The leader of the Progress Party has responded to the criticism. In a speech reported in newspaper Dagsavisen on the same day, Siv Jensen criticized Labour for having “ignored” the “larger number of breaches of law” in public sector care homes, unfairly singling out private providers. Speaking more generally on May 1 celebrations, she said that “Labour’s slogans have gone out of date.”

Polling news last week, reported by Dagsavisen, showed that residents in Oslo nursing homes run by voluntary or private companies reported higher satisfaction than those in homes run directly by the local authority.

‘You will get a fight’
The leader of the Norwegian Federation of Trade Unions (Landsorganisasjonen, LO), Roar Flåthen, also used his speech to trade unionists and campaigners in Stavanger to push for an end to the privatization of care homes. “For some, profit is the most important thing,” Flåthen said, as reported by NTB. “The Adecco case shows how wrong this can go.” He demanded “reduced use of temporary workers’ agencies and better oversight and control.” He attacked “right-wing politicians” who “are lining up to attack what we have achieved.” “They want to have North Sea hours at nursing homes but 13 hour days are not what is best for those that need care,” he added. Flåthen also welcomed the government’s recent initiative to give a further NOK 10 million (over USD 1.9 million) to the state Directorate of Labour Inspection, who are carrying out a number of investigations into the Adecco controversy.
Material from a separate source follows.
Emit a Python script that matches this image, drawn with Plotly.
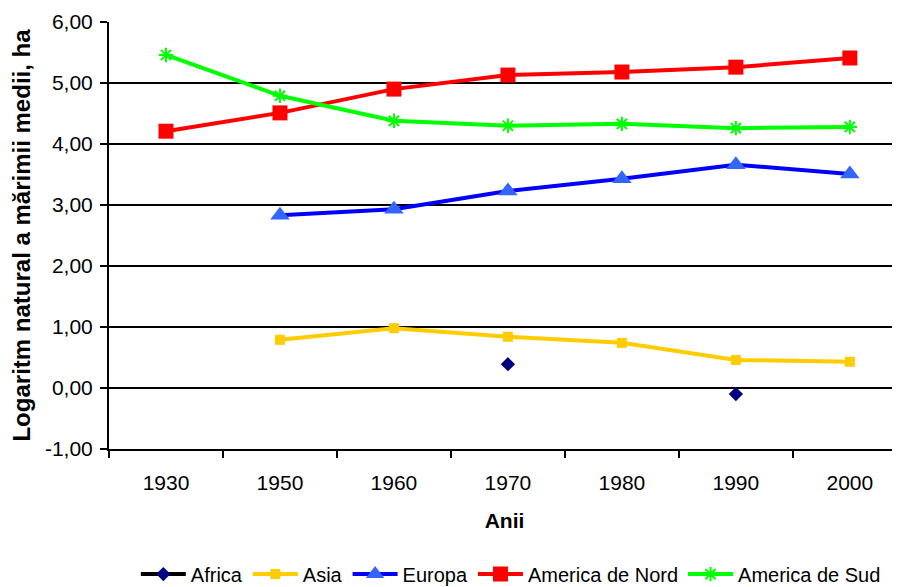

Flåthen told the Conservative Party and the Progress Party that if they tried to weaken workers’ rights, they “will get a fight.”

The other main theme of Flåthen’s speech was the revolutions in the Arab world. He extended his support those “the people rising up against brutal regimes, food shortages and unemployment” in the Middle-East and north Africa.

Better poll news for Labour
Just after Labour Day, the Labour Party also received encouraging news as part of a recent return to form in opinion polls. The website Poll of poll’s showed that the party had improved by 1.1 percentage points on average in surveys conducted from March onwards, making them Norway’s largest party on 29.3 percent of the polling share. A continued concern for the party will nevertheless be the large fluctuation in their polling results, with performances ranging from 32.4 percent down to 25.5 percent in some polls.

There was bad news for the Conservative Party and Progress Party, who are being talked about as a future governing coalition. While recent polls since July 2010 had shown the two parties commanding combined voting shares that would translate into a parliamentary majority, the latest results showed them falling short of the 85 members of parliament required for a majority with 79. The main reason for this appears to be the continued decline of the Progress Party, who have suffered an embarrassing recent underage sex scandal – the party have fallen 3.2 percentage points on average over the last month alone to an average share of 18.9 percent. The Conservative Party, who had recently been polling as the biggest party in Norway and have improved massively since their third-placed finish in the 2009 election, have remained stagnant on 27 percent.

However, the parties of the current Red-Green coalition continue to lag behind with figures corresponding to 72 parliamentary seats, with some of the biggest winners in the recent polls being the small opposition parties, who have benefited from the decline of the larger opposition groups. The Liberal Party has on average improved by 1.2 percentage points in the polls, while the Christian Democrats have grown by 0.6 percent points on average. This would give the two parties a combined total of 18 seats if repeated in a general election, making them key players in any resulting coalition negotiations.